Simulation-based methods, such as Monte Carlo analysis, are central to this shift. When applied to cost, schedule, or portfolio models, they reveal nonlinear effects, interactions between risks, and the true exposure embedded in project plans. Crucially, these methods do not replace professional judgment — they discipline it.

As with digital technologies more broadly, however, tools alone are insufficient. Neeley and Leonardi emphasise that a digital mindset is not about technical mastery, but about how people perceive possibilities and act upon them. In project contexts, this means understanding probabilistic outputs as richer representations of reality, not as abstract or "advanced" analyses reserved for specialists.

AI as an Enabler, Not a Substitute

Artificial intelligence adds a new layer of capability to project risk management. Used appropriately, AI can accelerate tasks such as scanning historical data for risk patterns, supporting model assumptions, stress-testing scenarios, or translating quantitative results into decision-oriented narratives.

Yet experience from digital transformation shows that AI amplifies existing processes — for better or worse. As highlighted in the HBR article, digitisation of poorly designed processes simply produces faster failures. In project environments, AI delivers value only when embedded within sound frameworks and transparent analytical logic.

Established project management standards provide the structure. Probabilistic models provide analytical depth. AI provides speed, scale, and accessibility. Together, they form an integrated system that enhances — not replaces — professional judgment.

Adoption: The Real Constraint

One of the most persistent barriers to quantitative risk methods is adoption. Neeley and Leonardi describe how successful transformation depends on both buy-in and confidence: people must believe the change matters, and believe they can participate effectively.

The same pattern appears in project organisations. Some professionals see the value of probabilistic analysis but feel excluded by perceived mathematical complexity. Others are technically capable but sceptical that such analyses influence real decisions. The result is partial adoption: models exist, but remain peripheral.

Organisations that overcome this barrier focus on probabilistic literacy, not universal technical expertise. The objective is shared understanding — how to interpret ranges, confidence levels, and risk drivers — and explicit links between probabilistic insights and governance decisions.

Reframing Project Control

When frameworks, simulation, and AI are aligned, project control evolves. Reporting shifts from static status indicators to forward-looking exposure. Governance discussions move from defending baselines to evaluating options. Decisions about contingency, scope, or sequencing become evidence-based rather than intuitive.

This mirrors the broader lesson of digital transformation: success does not come from predicting the future with precision, but from building systems that remain robust under uncertainty.

Conclusion

The future of project risk management lies not in choosing between frameworks, tools, or AI, but in integrating them coherently.
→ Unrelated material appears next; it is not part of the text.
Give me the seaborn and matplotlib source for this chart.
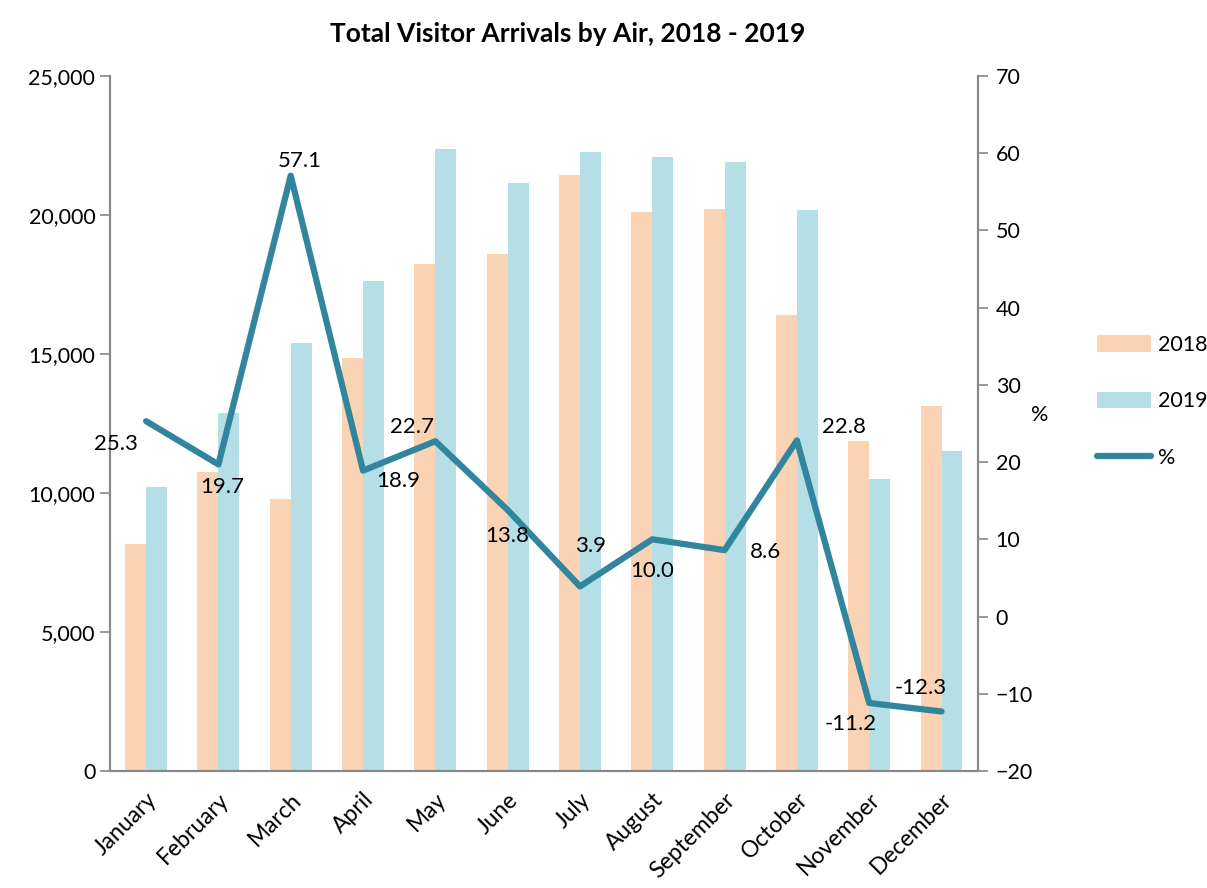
import numpy as np
import pandas as pd
import matplotlib
matplotlib.use("Agg")
import matplotlib.pyplot as plt
import seaborn as sns
from matplotlib.patches import Patch
from matplotlib.lines import Line2D

months = ["January", "February", "March", "April", "May", "June",
          "July", "August", "September", "October", "November", "December"]
arrivals_2018 = [8150, 10760, 9800, 14850, 18250, 18600,
                 21450, 20100, 20200, 16400, 11870, 13130]
arrivals_2019 = [10220, 12880, 15400, 17630, 22390, 21150,
                 22270, 22090, 21910, 20180, 10500, 11510]
pct_change = [25.3, 19.7, 57.1, 18.9, 22.7, 13.8, 3.9, 10.0, 8.6, 22.8, -11.2, -12.3]

# label placement (pixel offsets from each point)
label_offsets = [(-30, -23), (4, -23), (9, 15), (35, -10), (-23, 14), (0, -26),
                 (11, 40), (0, -32), (41, -2), (47, 13), (-19, -21), (-21, 24)]

c18 = "#FAD3B4"
c19 = "#B5DEE7"
cline = "#31859C"
grey = "#888888"
fs = 15.5

sns.set_style("white")
plt.rcParams["font.family"] = ["Lato", "DejaVu Sans"]
plt.rcParams["font.size"] = fs
plt.rcParams["text.color"] = "black"
plt.rcParams["axes.labelcolor"] = "black"
plt.rcParams["xtick.labelcolor"] = "black"
plt.rcParams["ytick.labelcolor"] = "black"

df = pd.DataFrame({
    "month": months * 2,
    "visitors": arrivals_2018 + arrivals_2019,
    "year": ["2018"] * 12 + ["2019"] * 12,
})

fig, ax = plt.subplots(figsize=(12.07, 8.88), dpi=100)
fig.subplots_adjust(left=0.0911, right=0.810, top=0.9144, bottom=0.1318)

sns.barplot(data=df, x="month", y="visitors", hue="year", order=months,
            palette=[c18, c19], width=0.58, saturation=1, linewidth=0,
            ax=ax, legend=False)
ax.set_ylim(0, 25000)
ax.set_yticks(np.arange(0, 25001, 5000))
ax.yaxis.set_major_formatter(matplotlib.ticker.StrMethodFormatter("{x:,.0f}"))
ax.set_xlim(-0.5, 11.5)
ax.set_xlabel("")
ax.set_ylabel("")
ax.set_xticks(np.arange(12))
ax.set_xticklabels(months, rotation=45, ha="right", rotation_mode="anchor")
ax.set_xticks(np.arange(-0.5, 12, 1), minor=True)
ax.tick_params(axis="x", which="major", length=0, pad=13, labelsize=16.5)
ax.tick_params(axis="x", which="minor", length=7, color=grey, width=1.2)
ax.tick_params(axis="y", length=7, color=grey, width=1.2, labelsize=fs, left=True)

ax2 = ax.twinx()
sns.lineplot(x=months, y=pct_change, sort=False, color=cline, linewidth=4.5,
             solid_capstyle="round", ax=ax2)
ax2.set_ylim(-20, 70)
ax2.set_yticks(np.arange(-20, 71, 10))
ax2.tick_params(axis="y", length=7, color=grey, width=1.2, labelsize=fs, right=True, pad=6)
ax2.set_ylabel("%", rotation=0, fontsize=fs, va="center", ha="center")
ax2.yaxis.set_label_coords(1.071, 0.512)

for i, (v, (dx, dy)) in enumerate(zip(pct_change, label_offsets)):
    ax2.annotate(f"{v:.1f}", (i, v), xytext=(dx, dy), textcoords="offset pixels",
                 ha="center", va="center", fontsize=16)

for a in (ax, ax2):
    for side in ("left", "right", "bottom"):
        a.spines[side].set_color(grey)
        a.spines[side].set_linewidth(1.5)
    a.spines["top"].set_visible(False)
    a.grid(False)

handles = [Patch(facecolor=c18, edgecolor="none"),
           Patch(facecolor=c19, edgecolor="none"),
           Line2D([0], [0], color=cline, linewidth=4.5, solid_capstyle="round")]
fig.legend(handles, ["2018", "2019", "%"], loc="center left",
           bbox_to_anchor=(0.893, 0.548), frameon=False, fontsize=fs,
           handlelength=2.5, handleheight=0.8, labelspacing=1.7, handletextpad=0.3)

fig.suptitle("Total Visitor Arrivals by Air, 2018 - 2019", fontsize=19,
             fontweight="bold", x=0.47, y=0.975)

fig.savefig("out.png", dpi=100)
Frameworks provide discipline, simulation provides insight, and AI provides leverage — but only when professionals adopt a mindset that treats uncertainty as a source of information rather than something to be minimised or concealed.

As Developing a Digital Mindset makes clear, transformation is not a destination but a continuous process of adaptation. Project organisations that embrace this perspective will not eliminate risk, but they will make consistently better decisions — and deliver more reliable outcomes.